--- START ---

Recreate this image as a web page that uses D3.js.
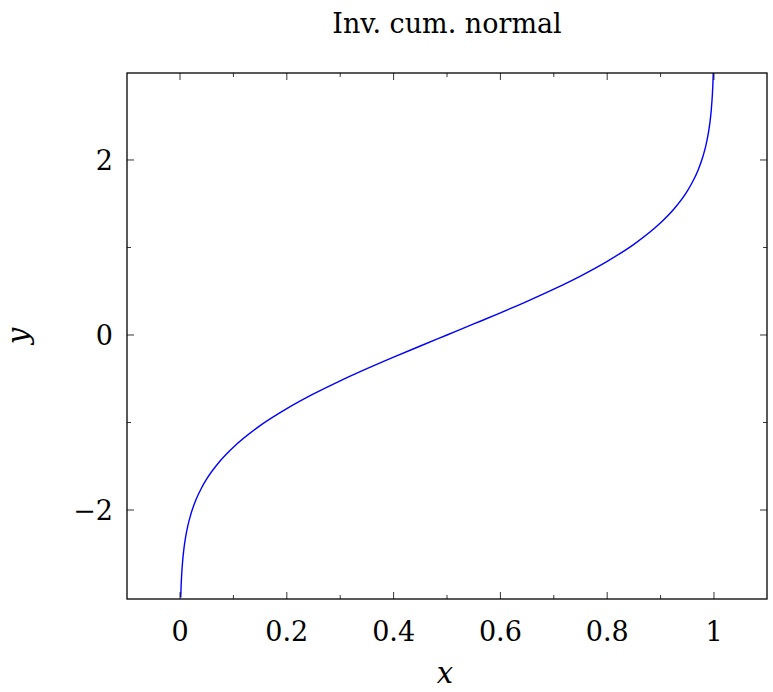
<!DOCTYPE html>
<html><head><meta charset="utf-8">
<script src="https://cdn.jsdelivr.net/npm/d3@7"></script>
<style>body{margin:0;background:#fff}text{font-family:"DejaVu Serif","Liberation Serif",serif}</style>
</head><body>
<svg id="chart" width="773" height="692"></svg>
<script>
var xValues = [0.00135,0.002,0.003,0.005,0.0075,0.01,0.015,0.02,0.03,0.04,0.05,0.075,0.1,0.15,0.2,0.25,0.3,0.35,0.4,0.45,0.5,
               0.55,0.6,0.65,0.7,0.75,0.8,0.85,0.9,0.925,0.95,0.96,0.97,0.98,0.985,0.99,0.9925,0.995,0.997,0.998,0.99865];
var yValues = [-3,-2.878,-2.748,-2.576,-2.432,-2.326,-2.170,-2.054,-1.881,-1.751,-1.645,-1.440,-1.282,-1.036,-0.842,-0.674,-0.524,-0.385,-0.253,-0.126,0,
               0.126,0.253,0.385,0.524,0.674,0.842,1.036,1.282,1.440,1.645,1.751,1.881,2.054,2.170,2.326,2.432,2.576,2.748,2.878,3];
var xTicks = [0,0.2,0.4,0.6,0.8,1];
var xMinor = [0.1,0.3,0.5,0.7,0.9];
var yTicks = [-2,0,2];
var yMinor = [-1,1];

var svg = d3.select("#chart");
var pLeft=127,pRight=767,pTop=73,pBottom=599;
var x = d3.scaleLinear().domain([-0.0993,1.0993]).range([pLeft,pRight]);
var y = d3.scaleLinear().domain([-3.017,2.994]).range([pBottom,pTop]);

svg.append("defs").append("clipPath").attr("id","clip")
  .append("rect").attr("x",pLeft).attr("y",pTop).attr("width",pRight-pLeft).attr("height",pBottom-pTop);

var pts = xValues.map(function(d,i){return [d,yValues[i]];});
svg.append("path").datum(pts).attr("clip-path","url(#clip)")
  .attr("fill","none").attr("stroke","#0000ff").attr("stroke-width",1.4)
  .attr("d",d3.line().x(function(d){return x(d[0]);}).y(function(d){return y(d[1]);}).curve(d3.curveMonotoneX));

var g = svg.append("g").attr("stroke","#000").attr("stroke-width",0.8);
function tick(xs,len){
  xs.forEach(function(v){
    g.append("line").attr("x1",x(v)).attr("x2",x(v)).attr("y1",pBottom).attr("y2",pBottom-len);
    g.append("line").attr("x1",x(v)).attr("x2",x(v)).attr("y1",pTop).attr("y2",pTop+len);
  });
}
function ytick(ys,len){
  ys.forEach(function(v){
    g.append("line").attr("y1",y(v)).attr("y2",y(v)).attr("x1",pLeft).attr("x2",pLeft+len);
    g.append("line").attr("y1",y(v)).attr("y2",y(v)).attr("x1",pRight).attr("x2",pRight-len);
  });
}
tick(xTicks,7); tick(xMinor,4); ytick(yTicks,7); ytick(yMinor,4);
svg.append("rect").attr("x",pLeft).attr("y",pTop).attr("width",pRight-pLeft).attr("height",pBottom-pTop)
  .attr("fill","none").attr("stroke","#000").attr("stroke-width",1.3);

xTicks.forEach(function(v){
  svg.append("text").attr("x",x(v)).attr("y",641).attr("text-anchor","middle")
    .attr("font-size",27).text(v);
});
yTicks.forEach(function(v){
  svg.append("text").attr("x",113).attr("y",y(v)+10).attr("text-anchor","end")
    .attr("font-size",27).text(v<0?"\u2212"+(-v):v);
});
svg.append("text").attr("x",447).attr("y",33).attr("text-anchor","middle").attr("font-size",27).text("Inv. cum. normal");
svg.append("text").attr("x",445).attr("y",683).attr("text-anchor","middle").attr("font-size",29).attr("font-style","italic").text("x");
svg.append("text").attr("transform","translate(28,336)rotate(-90)").attr("text-anchor","middle").attr("font-size",29).attr("font-style","italic").text("y");
</script>
</body></html>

--- END ---

### THE TASK
Write out again every line above exactly as given; the pictures do not belong in the copy.

### SOLUTION BELOW
Recreate this image as a web page that uses D3.js.
<!DOCTYPE html>
<html><head><meta charset="utf-8">
<script src="https://cdn.jsdelivr.net/npm/d3@7"></script>
<style>body{margin:0;background:#fff}text{font-family:"DejaVu Serif","Liberation Serif",serif}</style>
</head><body>
<svg id="chart" width="773" height="692"></svg>
<script>
var xValues = [0.00135,0.002,0.003,0.005,0.0075,0.01,0.015,0.02,0.03,0.04,0.05,0.075,0.1,0.15,0.2,0.25,0.3,0.35,0.4,0.45,0.5,
               0.55,0.6,0.65,0.7,0.75,0.8,0.85,0.9,0.925,0.95,0.96,0.97,0.98,0.985,0.99,0.9925,0.995,0.997,0.998,0.99865];
var yValues = [-3,-2.878,-2.748,-2.576,-2.432,-2.326,-2.170,-2.054,-1.881,-1.751,-1.645,-1.440,-1.282,-1.036,-0.842,-0.674,-0.524,-0.385,-0.253,-0.126,0,
               0.126,0.253,0.385,0.524,0.674,0.842,1.036,1.282,1.440,1.645,1.751,1.881,2.054,2.170,2.326,2.432,2.576,2.748,2.878,3];
var xTicks = [0,0.2,0.4,0.6,0.8,1];
var xMinor = [0.1,0.3,0.5,0.7,0.9];
var yTicks = [-2,0,2];
var yMinor = [-1,1];

var svg = d3.select("#chart");
var pLeft=127,pRight=767,pTop=73,pBottom=599;
var x = d3.scaleLinear().domain([-0.0993,1.0993]).range([pLeft,pRight]);
var y = d3.scaleLinear().domain([-3.017,2.994]).range([pBottom,pTop]);

svg.append("defs").append("clipPath").attr("id","clip")
  .append("rect").attr("x",pLeft).attr("y",pTop).attr("width",pRight-pLeft).attr("height",pBottom-pTop);

var pts = xValues.map(function(d,i){return [d,yValues[i]];});
svg.append("path").datum(pts).attr("clip-path","url(#clip)")
  .attr("fill","none").attr("stroke","#0000ff").attr("stroke-width",1.4)
  .attr("d",d3.line().x(function(d){return x(d[0]);}).y(function(d){return y(d[1]);}).curve(d3.curveMonotoneX));

var g = svg.append("g").attr("stroke","#000").attr("stroke-width",0.8);
function tick(xs,len){
  xs.forEach(function(v){
    g.append("line").attr("x1",x(v)).attr("x2",x(v)).attr("y1",pBottom).attr("y2",pBottom-len);
    g.append("line").attr("x1",x(v)).attr("x2",x(v)).attr("y1",pTop).attr("y2",pTop+len);
  });
}
function ytick(ys,len){
  ys.forEach(function(v){
    g.append("line").attr("y1",y(v)).attr("y2",y(v)).attr("x1",pLeft).attr("x2",pLeft+len);
    g.append("line").attr("y1",y(v)).attr("y2",y(v)).attr("x1",pRight).attr("x2",pRight-len);
  });
}
tick(xTicks,7); tick(xMinor,4); ytick(yTicks,7); ytick(yMinor,4);
svg.append("rect").attr("x",pLeft).attr("y",pTop).attr("width",pRight-pLeft).attr("height",pBottom-pTop)
  .attr("fill","none").attr("stroke","#000").attr("stroke-width",1.3);

xTicks.forEach(function(v){
  svg.append("text").attr("x",x(v)).attr("y",641).attr("text-anchor","middle")
    .attr("font-size",27).text(v);
});
yTicks.forEach(function(v){
  svg.append("text").attr("x",113).attr("y",y(v)+10).attr("text-anchor","end")
    .attr("font-size",27).text(v<0?"\u2212"+(-v):v);
});
svg.append("text").attr("x",447).attr("y",33).attr("text-anchor","middle").attr("font-size",27).text("Inv. cum. normal");
svg.append("text").attr("x",445).attr("y",683).attr("text-anchor","middle").attr("font-size",29).attr("font-style","italic").text("x");
svg.append("text").attr("transform","translate(28,336)rotate(-90)").attr("text-anchor","middle").attr("font-size",29).attr("font-style","italic").text("y");
</script>
</body></html>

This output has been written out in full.